Author: Claro G. Gañac
Year: 2018, Volume 28 No. 1
Technology and the Internet have changed every facet of human life on the planet. It has spawned online marketplaces where consumers anywhere around the world can shop 24/7 throughout the year. This empirical study aimed to explain the meteoric rise of Internet shopping not just because of the leaps-and-bounds advances in technology but also by intrinsic predisposition of consumers to engage in exploratory buying and consumption. The Internet has brought about a shopping environment with high inherent avenues for exploratory behavior. It is the proposition of this study that online shopping has encouraged exploratory information acquisition, heightened evaluation involvement, and impulsive buying to enhance the optimum stimulation level (OSL) level of consumers. It utilized the generic purchase decision model as a framework to measure Internet-domain exploratory shopping behavior.
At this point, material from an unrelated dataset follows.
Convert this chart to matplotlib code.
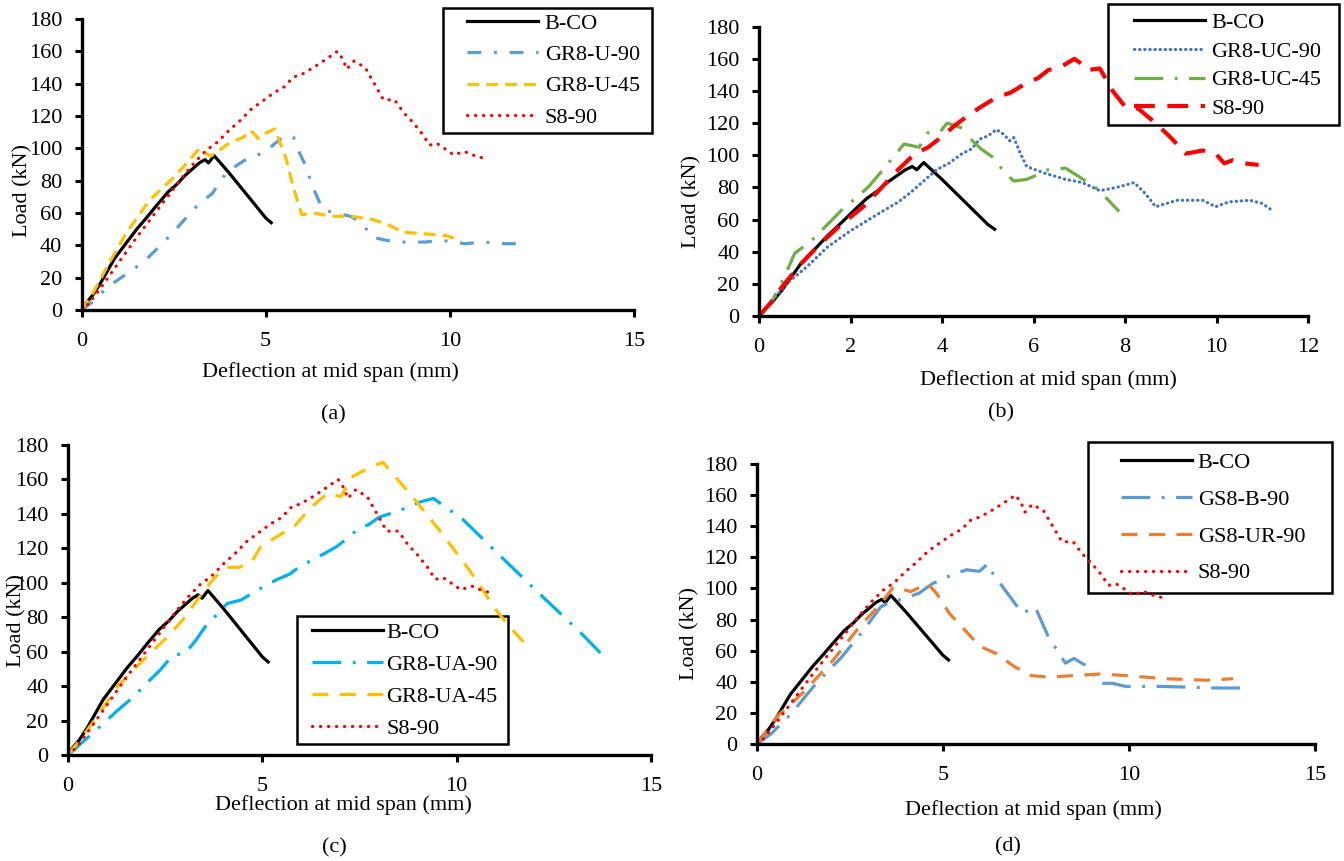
import numpy as np
import matplotlib
matplotlib.use('Agg')
import matplotlib.pyplot as plt
from matplotlib.patches import Rectangle

plt.rcParams['font.family'] = ['Liberation Serif', 'DejaVu Serif']

# ---- data (deflection mm, load kN) ----
bco_x = [0, 0.15, 0.3, 0.5, 0.7, 0.9, 1.2, 1.5, 1.8, 2.05, 2.35, 2.6, 2.8, 3.0, 3.2, 3.35, 3.45, 3.6, 4.0, 4.5, 5.0, 5.15]
bco_y = [0, 5, 9, 16, 24, 32, 41, 50, 58, 65, 73, 78, 83, 87, 91, 93, 91, 95.5, 85, 71, 57, 54]

s890_x = [0, 0.2, 0.5, 1.0, 1.5, 1.9, 2.4, 2.8, 3.1, 3.4, 3.7, 4.0, 4.3, 4.6, 4.9, 5.2, 5.5, 5.75, 6.0, 6.3, 6.5, 6.7, 6.95, 7.1, 7.2, 7.4, 7.7, 7.95, 8.2, 8.5, 8.75, 9.0, 9.25, 9.45, 9.65, 9.85, 10.1, 10.4, 10.6, 10.9]
s890_y = [0, 4, 13, 29, 45, 57, 72, 84, 92, 99, 104, 111, 117, 124, 129, 134, 138, 144, 146, 150, 153, 156, 160, 155, 149, 154, 150, 140, 130, 130, 122, 116, 109, 102, 103, 100, 96, 98, 96, 94]

# (a)
gr8u90_x = [0, 0.3, 0.7, 1.2, 1.7, 2.1, 2.45, 2.8, 3.2, 3.55, 3.9, 4.25, 4.6, 4.95, 5.25, 5.55, 5.75, 5.9, 6.05, 6.3, 6.55, 6.9, 7.3, 7.6, 7.9, 8.3, 8.75, 9.3, 9.8, 10.4, 10.9, 11.5, 12.0]
gr8u90_y = [0, 5, 14, 22, 30, 39, 47, 56, 66, 72, 84, 90, 95, 97, 103, 108, 107, 98, 91, 75, 62, 60, 58, 54, 45, 43, 42, 42, 43, 41, 42, 41, 41]

gr8u45_x = [0, 0.3, 0.7, 1.2, 1.85, 2.55, 2.9, 3.2, 3.5, 3.75, 4.0, 4.4, 4.6, 4.8, 5.05, 5.25, 5.38, 5.55, 5.75, 5.98, 6.3, 6.8, 7.3, 7.9, 8.3, 8.75, 9.4, 9.9, 10.3]
gr8u45_y = [0, 10, 27, 47, 68, 83, 92, 100, 95, 99, 103, 107, 111, 106, 110, 112, 104, 94, 76, 59, 60, 58, 58, 56, 53, 48, 47, 46, 43]

# (b)
gr8uc90_x = [0, 0.3, 0.6, 1.06, 1.5, 2.0, 2.4, 2.75, 3.05, 3.32, 3.6, 3.88, 4.15, 4.44, 4.65, 4.82, 5.0, 5.19, 5.35, 5.48, 5.57, 5.7, 5.85, 6.23, 6.7, 7.07, 7.45, 7.82, 8.2, 8.45, 8.67, 9.14, 9.7, 9.98, 10.27, 10.73, 11.0, 11.25]
gr8uc90_y = [0, 10, 20, 31, 43, 53, 60, 66, 71, 77, 84, 91, 95, 101, 104, 110, 112, 116, 113, 109, 111, 102, 93, 89, 85, 83, 78, 80, 83, 76, 68, 72, 72, 68, 71, 72, 70, 65]

gr8uc45_x = [0, 0.3, 0.55, 0.78, 1.15, 1.5, 1.81, 2.1, 2.38, 2.65, 2.94, 3.17, 3.5, 3.69, 3.97, 4.11, 4.44, np.nan, 4.63, 4.85, 5.1, 5.38, 5.57, 5.85, 6.1, 6.32, 6.7, 6.98, 7.35, 7.64, 7.87]
gr8uc45_y = [0, 10, 24, 39, 47, 57, 66, 73, 80, 89, 99, 107, 105, 114, 115, 120, 117, np.nan, 110, 104, 99, 89, 84, 85, 88, 91, 92, 87, 80, 72, 65]

s890b_x = [0, 0.25, 0.5, 0.9, 1.34, 1.8, 2.28, 2.65, 3.04, 3.41, 3.7, 3.97, 4.3, 4.63, 4.9, 5.19, 5.5, 5.85, 6.1, 6.32, 6.6, 6.89, 7.05, 7.17, 7.45, 7.73, 8.01, 8.29, 8.67, 9.0, 9.33, 9.7, 9.98, 10.17, 10.36, 10.6, 10.92]
s890b_y = [0, 8, 18, 32, 45, 57, 68, 79, 91, 101, 105, 111, 119, 126, 131, 136, 139, 145, 148, 153, 155, 160, 157, 153, 154, 140, 130, 129, 120, 111, 101, 103, 101, 95, 97, 95, 94]

# (c)
gr8ua90_x = [0, 0.4, 0.85, 1.28, 1.7, 2.04, 2.4, 2.69, 3.02, 3.3, 3.55, 3.85, 4.1, 4.45, 4.75, 5.05, 5.39, 5.7, 5.94, 6.26, 6.6, 6.91, 7.2, 7.45, 7.75, 8.0, 8.53, 9.07, 9.4, 10.15, 11.24, 12.3, 13.19, 13.84]
gr8ua90_y = [0, 8, 17, 26, 34, 42, 50, 58, 59, 67, 75, 82, 88, 90, 94, 98, 102, 105, 109, 113, 117, 121, 126, 131, 134, 138, 142, 147, 149, 137, 113, 90, 71, 56]

gr8ua45_x = [0, 0.35, 0.74, 1.28, 1.93, 2.58, 3.01, 3.45, 3.77, 4.1, 4.42, 4.75, 4.96, 5.39, 5.83, 6.26, 6.69, 7.02, 7.34, 7.78, 8.1, 8.86, 9.61, 10.37, 11.02, 11.34, 11.83]
gr8ua45_y = [0, 10, 22, 40, 55, 69, 80, 94, 103, 109, 109, 113, 121, 127, 133, 144, 152, 150, 162, 167, 170, 150, 129, 106, 84, 75, 63]

# (d)
gs8b90_x = [0, 0.4, 0.9, 1.59, 2.28, 2.86, 3.32, 3.55, 3.9, 4.36, 4.71, 5.17, 5.63, 5.98, 6.21, 6.33, 6.79, 7.13, 7.48, 7.83, 8.29, 8.52, 8.87, 9.22, 9.56, 9.91, 10.9, 12.33, 13.03]
gs8b90_y = [0, 7, 19, 39, 56, 73, 88, 91, 93, 97, 103, 108, 112, 111, 116, 110, 95, 84, 88, 69, 52, 55, 50, 39, 39, 37, 37, 36, 36]

gs8ur90_x = [0, 0.55, 1.24, 2.05, 2.74, 3.32, 3.67, 4.13, 4.59, 4.82, 5.17, 5.52, 5.98, 6.44, 6.9, 7.37, 7.83, 8.52, 9.22, 9.91, 10.94, 12.1, 12.8]
gs8ur90_y = [0, 18, 33, 54, 75, 90, 101, 98, 103, 97, 84, 75, 63, 58, 50, 44, 43, 44, 45, 44, 42, 41, 42]

yticks = list(range(0, 181, 20))
xticks_15 = [0, 5, 10, 15]
xticks_12 = list(range(0, 13, 2))

BLACK = '#000000'
RED = '#FF0000'
GOLD = '#FFC000'
LBLUE = '#5B9BD5'
DBLUE = '#4472C4'
GREEN = '#70AD47'
CYAN = '#00B0F0'
ORANGE = '#ED7D31'

DASHDOT_S = (0, (4.3, 4.0, 0.9, 4.0))
DASHDOT_L = (0, (9.0, 3.6, 0.9, 3.6))
DASHED_S = (0, (3.7, 2.2))
DASHED_L = (0, (5.0, 3.6))
DOTTED = (0, (0.1, 2.4))
FINE_DOT = (0, (0.1, 1.5))

W, H = 1344, 861
FS = 16
LW = 2.3


def px_axes(fig, left, right, bottom, top):
    return fig.add_axes([left / W, 1 - bottom / H, (right - left) / W, (bottom - top) / H])


def style(ax, xmax, xticks, xlab, ylab):
    ax.set_xlim(0, xmax)
    ax.set_ylim(0, 180)
    ax.set_xticks(xticks)
    ax.set_yticks(yticks)
    for s in ['top', 'right']:
        ax.spines[s].set_visible(False)
    for s in ['left', 'bottom']:
        ax.spines[s].set_linewidth(2.4)
    ax.tick_params(direction='out', length=5, width=2.2, labelsize=FS)
    ax.tick_params(axis='x', pad=11)
    ax.tick_params(axis='y', pad=9)
    ax.set_xlabel('Deflection at mid span (mm)', fontsize=FS)
    ax.set_ylabel('Load (kN)', fontsize=FS)
    ax.xaxis.set_label_coords(*xlab)
    ax.xaxis.label.set_va('center')
    ax.yaxis.set_label_coords(*ylab)
    ax.yaxis.label.set_va('center')


def legend(ax, box, hx, cy, ls, tpad=0.27):
    # box = (left, top, right, bottom) in pixels; hx = handle start, cy = centre of the rows
    x0, y0, x1, y1 = box
    ax.add_patch(Rectangle((x0 / W, 1 - y1 / H), (x1 - x0) / W, (y1 - y0) / H, transform=fig.transFigure,
                           facecolor='white', edgecolor='black', lw=1.8, zorder=1, clip_on=False))
    leg = ax.legend(loc='center left', bbox_to_anchor=(hx / W, 1 - cy / H), bbox_transform=fig.transFigure,
                    fontsize=FS, frameon=False, handlelength=3.2, handletextpad=tpad,
                    labelspacing=ls, borderpad=0, borderaxespad=0)
    return leg


fig = plt.figure(figsize=(W / 100, H / 100), dpi=100)

# (a)
ax = px_axes(fig, 81.5, 634, 310, 19)
ax.plot(bco_x, bco_y, color=BLACK, lw=LW, label='B-CO')
ax.plot(gr8u90_x, gr8u90_y, color=LBLUE, lw=LW, ls=DASHDOT_S, label='GR8-U-90')
ax.plot(gr8u45_x, gr8u45_y, color=GOLD, lw=LW, ls=DASHED_S, label='GR8-U-45')
ax.plot(s890_x, s890_y, color=RED, lw=LW, ls=DOTTED, dash_capstyle='round', label='S8-90')
style(ax, 15, xticks_15, (0.45, -0.213), (-0.106, 0.412))
legend(ax, (443, 8, 652, 133), 467, 70.5, 0.48, 0.3)

# (b)
ax = px_axes(fig, 759, 1308, 316, 26.7)
ax.plot(bco_x, bco_y, color=BLACK, lw=LW, label='B-CO')
ax.plot(gr8uc90_x, gr8uc90_y, color=DBLUE, lw=LW, ls=FINE_DOT, dash_capstyle='round', label='GR8-UC-90')
ax.plot(gr8uc45_x, gr8uc45_y, color=GREEN, lw=LW, ls=DASHDOT_L, label='GR8-UC-45')
ax.plot(s890b_x, s890b_y, color=RED, lw=3.0, ls=(0, (5, 3)), label='S8-90')
style(ax, 12, xticks_12, (0.528, -0.221), (-0.122, 0.395))
legend(ax, (1108, 4, 1339, 125), 1134, 65.8, 0.37)

# (c)
ax = px_axes(fig, 68, 651, 755, 445)
ax.plot(bco_x, bco_y, color=BLACK, lw=LW, label='B-CO')
ax.plot(gr8ua90_x, gr8ua90_y, color=CYAN, lw=LW, ls=DASHDOT_L, label='GR8-UA-90')
ax.plot(gr8ua45_x, gr8ua45_y, color=GOLD, lw=LW, ls=DASHED_L, label='GR8-UA-45')
ax.plot(s890_x, s890_y, color=RED, lw=LW, ls=DOTTED, dash_capstyle='round', label='S8-90')
style(ax, 15, xticks_15, (0.472, -0.161), (-0.0875, 0.435))
legend(ax, (296.7, 615.7, 508, 744), 311.7, 680.8, 0.51, 0.17)

# (d)
ax = px_axes(fig, 757, 1315, 744, 464)
ax.plot(bco_x, bco_y, color=BLACK, lw=LW, label='B-CO')
ax.plot(gs8b90_x, gs8b90_y, color=LBLUE, lw=LW, ls=DASHDOT_L, label='GS8-B-90')
ax.plot(gs8ur90_x, gs8ur90_y, color=ORANGE, lw=LW, ls=DASHED_L, label='GS8-UR-90')
ax.plot(s890_x, s890_y, color=RED, lw=LW, ls=DOTTED, dash_capstyle='round', label='S8-90')
style(ax, 15, xticks_15, (0.495, -0.236), (-0.12, 0.393))
legend(ax, (1088, 441.7, 1332, 592.7), 1120.7, 517.9, 0.73)

for lab, (x, y) in zip(['(a)', '(b)', '(c)', '(d)'], [(333, 415), (1001, 413), (334, 848), (1008, 847)]):
    fig.text(x / W, 1 - y / H, lab, ha='center', va='center', fontsize=FS)

fig.savefig('out.png', dpi=100)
Descriptive research using online survey was conducted among 388 netizens to explore the proposed relationship. Principal component analysis on the OSL and exploratory buying behavior constructs confirmed the internal consistency of the empirical measurements. The study found that OSL traits of variety seeking, sensation seeking, and innovativeness have significant statistical correlation with actual exploratory consumer behavior. Variety-seeking OSL exhibited the highest correlation coefficient exceeding 0.50 with exploratory information acquisition and purchase behavior. Sensation-seeking showed the weakest linkage with exploratory buying behavior across the spectrum of information acquisition to purchase behavior, while consumer innovativeness exhibited the highest correlation with impulsive buying behavior. Income did not exert a significant direct or moderating effect on OSL traits regarding exploratory consumer behavior.